Stupas are normally closed monoliths, which Buddhists circumambulate (by Tibetans referred to by the term kora) while expressing their deep wishes as being in front of Buddha himself. To absorb its beneficial influence into our lives it is recommended to walk around the Stupa in a clock wise direction. Buddhists believe that wishes done near a Stupa may become true.

If you would like to know more about Stupas, please visit the website of the great Enlightenment Stupa in Benalmàdena, Spain.

Buddhist art arrived at the Europe Center in a big way – for several weeks we happily hosted a master of the art of thangka painting: Dawa Lhadripa. He joined us for the Summer Course and stayed on to paint a new version of the Karma Kagyu Refuge Tree thangka (Tibetan scroll painting) ordered for our meditation centers and practitioners by the Diamond Way Buddhism Foundation.

Years ago H.H. 17th Karmapa Trinley Thaye Dorje asked Dawa to bring his painting mastery to the West. Among his work in the West to date are the impressive paintings in the Thaye Dorje meditation hall in Karma Guen, Spain and the oval paintings above the doors of the Yellow Room at the Europe Center.

The Karma Kagyu Refuge Tree depicts all of the important teachers, buddha aspects, liberating teachings, bodhisattvas and protectors of the Karma Kagyu transmission lineage containing over 150 figures with numerous details and symbols. Dawa received instructions on this complex painting from H.H. 17th Gyalwa Karmapa, Shamar Rinpoche, Sherab Gyaltsen Rinpoche and Lama Ole Nydahl. The complete structure was put together over the course of several years and finalized this summer by lama Sherab Gyaltsen Rinpoche during his European tour, adding his deep knowledge about the details of the different buddha aspects.

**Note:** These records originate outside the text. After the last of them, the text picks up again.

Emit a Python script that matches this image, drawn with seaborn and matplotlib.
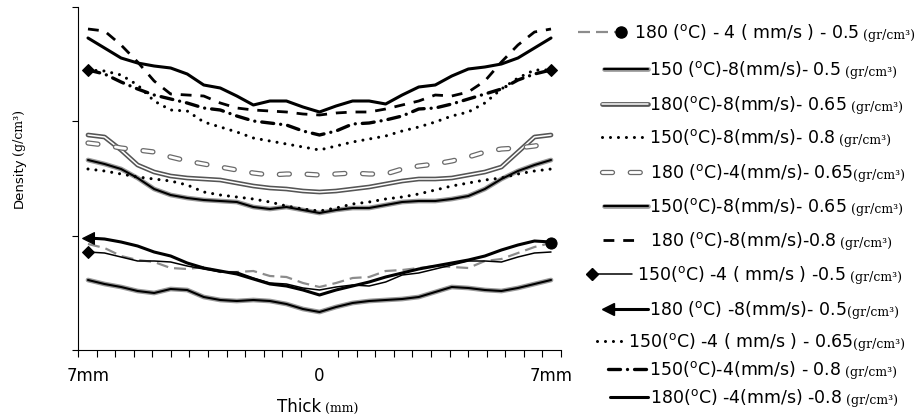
import numpy as np
import matplotlib
matplotlib.use('Agg')
import matplotlib.pyplot as plt
import matplotlib.patheffects as pe
import seaborn as sns

# positions across the thickness (mm), 0 = middle of the board
thick_mm = [-7.0, -6.5, -6.0, -5.5, -5.0, -4.5, -4.0, -3.5, -3.0, -2.5, -2.0, -1.5, -1.0, -0.5, 0.0,
            0.5, 1.0, 1.5, 2.0, 2.5, 3.0, 3.5, 4.0, 4.5, 5.0, 5.5, 6.0, 6.5, 7.0]

# density profiles (relative units, no scale printed on the original)
d_180_4_05 = [1.06, 1.02, 0.94, 0.90, 0.88, 0.82, 0.81, 0.83, 0.78, 0.78, 0.79, 0.74, 0.73, 0.67, 0.63,
              0.67, 0.72, 0.73, 0.79, 0.80, 0.82, 0.84, 0.83, 0.82, 0.89, 0.91, 0.97, 1.03, 1.07]
d_150_8_05 = [0.70, 0.66, 0.63, 0.59, 0.57, 0.61, 0.60, 0.53, 0.50, 0.49, 0.50, 0.49, 0.46, 0.41, 0.38,
              0.43, 0.47, 0.49, 0.50, 0.51, 0.53, 0.58, 0.63, 0.62, 0.60, 0.59, 0.62, 0.66, 0.70]
d_180_8_065 = [2.15, 2.13, 2.00, 1.85, 1.78, 1.74, 1.72, 1.71, 1.70, 1.67, 1.64, 1.62, 1.61, 1.59, 1.58,
               1.59, 1.61, 1.63, 1.66, 1.69, 1.71, 1.71, 1.72, 1.75, 1.78, 1.83, 1.98, 2.13, 2.15]
d_150_8_08 = [2.80, 2.79, 2.75, 2.65, 2.49, 2.40, 2.39, 2.28, 2.23, 2.18, 2.12, 2.09, 2.06, 2.03, 2.00,
              2.04, 2.08, 2.11, 2.14, 2.19, 2.23, 2.28, 2.34, 2.38, 2.47, 2.61, 2.72, 2.80, 2.80]
d_180_4_065 = [2.07, 2.05, 2.02, 2.00, 1.98, 1.93, 1.89, 1.86, 1.83, 1.80, 1.77, 1.75, 1.76, 1.76, 1.75,
               1.76, 1.77, 1.76, 1.76, 1.81, 1.84, 1.86, 1.89, 1.93, 1.98, 2.01, 2.02, 2.04, 2.07]
d_150_8_065 = [1.90, 1.86, 1.81, 1.72, 1.61, 1.55, 1.52, 1.50, 1.49, 1.48, 1.43, 1.41, 1.43, 1.40, 1.37,
               1.40, 1.42, 1.42, 1.45, 1.48, 1.49, 1.49, 1.51, 1.54, 1.61, 1.71, 1.79, 1.85, 1.90]
d_180_8_08 = [3.21, 3.19, 3.05, 2.88, 2.69, 2.56, 2.55, 2.54, 2.47, 2.42, 2.40, 2.39, 2.38, 2.36, 2.35,
              2.37, 2.38, 2.38, 2.41, 2.45, 2.49, 2.55, 2.54, 2.58, 2.69, 2.88, 3.05, 3.18, 3.21]
d_150_4_05 = [0.98, 0.97, 0.93, 0.89, 0.89, 0.88, 0.84, 0.81, 0.78, 0.78, 0.72, 0.67, 0.66, 0.62, 0.60,
              0.63, 0.65, 0.64, 0.68, 0.75, 0.77, 0.81, 0.85, 0.89, 0.89, 0.88, 0.93, 0.97, 0.98]
d_180_8_05 = [1.12, 1.11, 1.08, 1.04, 0.98, 0.94, 0.87, 0.82, 0.79, 0.76, 0.71, 0.66, 0.64, 0.60, 0.55,
              0.60, 0.64, 0.68, 0.73, 0.77, 0.81, 0.84, 0.87, 0.90, 0.94, 1.00, 1.05, 1.09, 1.08]
d_150_4_065 = [1.81, 1.79, 1.76, 1.73, 1.71, 1.69, 1.65, 1.58, 1.55, 1.53, 1.51, 1.48, 1.44, 1.41, 1.39,
               1.42, 1.46, 1.48, 1.51, 1.53, 1.56, 1.60, 1.64, 1.67, 1.70, 1.72, 1.76, 1.79, 1.81]
d_150_4_08 = [2.80, 2.76, 2.68, 2.61, 2.55, 2.51, 2.47, 2.42, 2.40, 2.34, 2.29, 2.27, 2.25, 2.19, 2.15,
              2.19, 2.26, 2.27, 2.30, 2.34, 2.41, 2.42, 2.46, 2.51, 2.56, 2.61, 2.70, 2.76, 2.80]
d_180_4_08 = [3.12, 3.02, 2.92, 2.87, 2.84, 2.82, 2.76, 2.65, 2.62, 2.54, 2.45, 2.49, 2.49, 2.43, 2.38,
              2.44, 2.49, 2.49, 2.46, 2.55, 2.63, 2.65, 2.74, 2.81, 2.83, 2.86, 2.92, 3.02, 3.12]

series = [d_180_4_05, d_150_8_05, d_180_8_065, d_150_8_08, d_180_4_065, d_150_8_065,
          d_180_8_08, d_150_4_05, d_180_8_05, d_150_4_065, d_150_4_08, d_180_4_08]

# legend text: main part and the small unit part
labels = [r'180 ($^{\mathrm{o}}$C) - 4 ( mm/s ) - 0.5',
          r'150 ($^{\mathrm{o}}$C)-8(mm/s)- 0.5',
          r'180($^{\mathrm{o}}$C)-8(mm/s)- 0.65',
          r'150($^{\mathrm{o}}$C)-8(mm/s)- 0.8',
          r'180 ($^{\mathrm{o}}$C)-4(mm/s)- 0.65',
          r'150($^{\mathrm{o}}$C)-8(mm/s)- 0.65',
          r'180 ($^{\mathrm{o}}$C)-8(mm/s)-0.8',
          r'150($^{\mathrm{o}}$C) -4 ( mm/s ) -0.5',
          r'180 ($^{\mathrm{o}}$C) -8(mm/s)- 0.5',
          r'150($^{\mathrm{o}}$C) -4 ( mm/s ) - 0.65',
          r'150($^{\mathrm{o}}$C)-4(mm/s) - 0.8',
          r'180($^{\mathrm{o}}$C) -4(mm/s) -0.8']
unit_gaps = [' ', ' ', ' ', ' ', '', ' ', ' ', ' ', '', '', ' ', ' ']

sns.set_style('ticks')
plt.rcParams['font.family'] = ['DejaVu Sans']
plt.rcParams['mathtext.fontset'] = 'dejavusans'
plt.rcParams['text.color'] = 'black'
plt.rcParams['xtick.color'] = 'black'
plt.rcParams['ytick.color'] = 'black'

# line looks (black & white print style)
halo_dark = [pe.Stroke(linewidth=3.4, foreground='#9a9a9a'), pe.Normal()]
halo_white = [pe.Stroke(linewidth=3.4, foreground='#555555'), pe.Normal()]
hollow = [pe.Stroke(linewidth=3.8, foreground='#6a6a6a'), pe.Normal()]
last = len(thick_mm) - 1

styles = [
    dict(color='#8c8c8c', lw=1.6, ls=(0, (5.4, 2.7)), marker='o', ms=8, mfc='black', mec='black', markevery=[last]),
    dict(color='black', lw=1.5, ls='-', path_effects=halo_dark),
    dict(color='white', lw=1.1, ls='-', path_effects=halo_white),
    dict(color='black', lw=2.2, ls=(0, (0.01, 2.6)), dash_capstyle='round'),
    dict(color='white', lw=2.0, ls=(0, (3.6, 6.4)), dash_capstyle='round', path_effects=hollow),
    dict(color='black', lw=1.5, ls='-', path_effects=halo_dark),
    dict(color='black', lw=2.0, ls=(0, (3.9, 3.2))),
    dict(color='black', lw=1.1, ls='-', marker='D', ms=6, mfc='black', mec='black', markevery=[0]),
    dict(color='black', lw=2.2, ls='-', marker='<', ms=9, mfc='black', mec='black', markevery=[0]),
    dict(color='black', lw=2.2, ls=(0, (0.01, 2.6)), dash_capstyle='round'),
    dict(color='black', lw=2.4, ls=(0, (3.6, 2.1, 0.01, 2.1)), dash_capstyle='round',
         marker='D', ms=6, mfc='black', mec='black', markevery=[0, last]),
    dict(color='black', lw=2.2, ls='-'),
]

fig = plt.figure(figsize=(9.19, 4.19), dpi=100)
ax = fig.add_axes([78 / 919, 69 / 419, 483 / 919, 343 / 419])

for vals, st in zip(series, styles):
    sns.lineplot(x=thick_mm, y=vals, ax=ax, errorbar=None, legend=False, **st)

ax.set_xlim(-7.302, 7.302)
ax.set_ylim(0, 3.43)
ax.set_xticks([-7, 0, 7], ['7mm', '0', '7mm'], fontsize=12)
ax.set_xticks(np.linspace(-7.302, 7.302, 27), minor=True)
ax.set_yticks(np.linspace(0, 3.43, 4))
ax.set_yticklabels([])
ax.tick_params(axis='x', which='major', length=0, pad=12, colors='black')
ax.tick_params(axis='x', which='minor', length=4.8, width=0.8, direction='out', color='black')
ax.tick_params(axis='y', length=4.5, width=0.8, direction='out', color='black')
ax.set_xlabel('')
ax.set_ylabel('')
sns.despine(ax=ax)
for s in ['left', 'bottom']:
    ax.spines[s].set_color('black')
    ax.spines[s].set_linewidth(0.8)

# overlay in pixel units for the labels and the hand made legend
lax = fig.add_axes([0, 0, 1, 1])
lax.set_xlim(0, 919)
lax.set_ylim(419, 0)
lax.axis('off')

t = lax.text(19, 208, 'Density', rotation=90, fontsize=9.5, ha='center', va='bottom')
lax.annotate('(g/cm³)', xy=(0.5, 1), xycoords=t, xytext=(0, 2), textcoords='offset points',
             rotation=90, ha='center', va='bottom', fontsize=9, family='DejaVu Serif')
t = lax.text(299, 407, 'Thick', fontsize=12, ha='center', va='center')
lax.annotate('(mm)', xy=(1, 0), xycoords=t, xytext=(3, 0), textcoords='offset points',
             ha='left', va='bottom', fontsize=9, family='DejaVu Serif')

leg_y = [32, 69, 104, 137, 172, 206, 240, 274, 309, 341, 369, 397]
hx0 = [578, 604, 602, 602, 602, 604, 603, 592, 608, 597, 608, 610]
hx1 = [621, 648, 648, 646, 646, 648, 636, 632, 648, 626, 646, 648]
tx = [634, 649, 649, 649, 650, 649, 650, 637, 649, 628, 649, 650]

for i, st in enumerate(styles):
    hs = dict(st)
    if 'markevery' in hs:
        if i == 0:
            hs['markevery'] = [1]
        elif i == 10:
            hs.pop('marker')
            hs.pop('markevery')
        else:
            hs['markevery'] = [0]
    lax.plot([hx0[i], hx1[i]], [leg_y[i], leg_y[i]], **hs)
    t = lax.text(tx[i], leg_y[i] + 6, labels[i], fontsize=12.5, ha='left', va='baseline')
    lax.annotate(unit_gaps[i] + '(gr/cm³)', xy=(1, 0), xycoords=t, ha='left', va='bottom',
                 fontsize=9, family='DejaVu Serif')

plt.savefig('out.png', dpi=100)
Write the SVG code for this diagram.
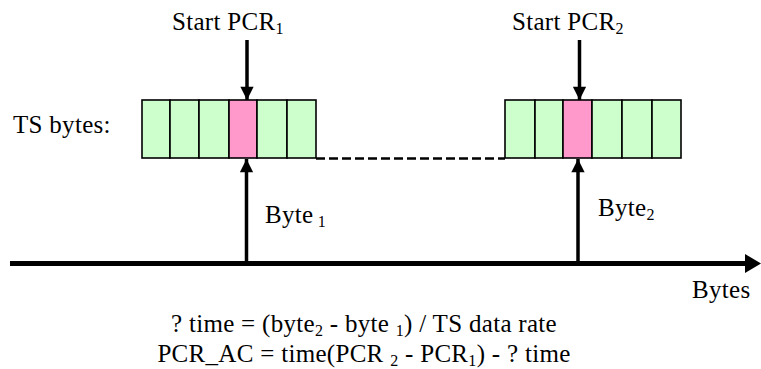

Dawa’s current work is a great example of collaboration between East and West. Once finished, it will be not only be used  for meditation in Diamond Way Buddhist centers from Vladivostok to San Francisco, but will also be available to all Karma Kagyu practitioners around the globe who wish to have it. Thus this ancient Buddhist art produced in the West will find its way back to the East where it originated from.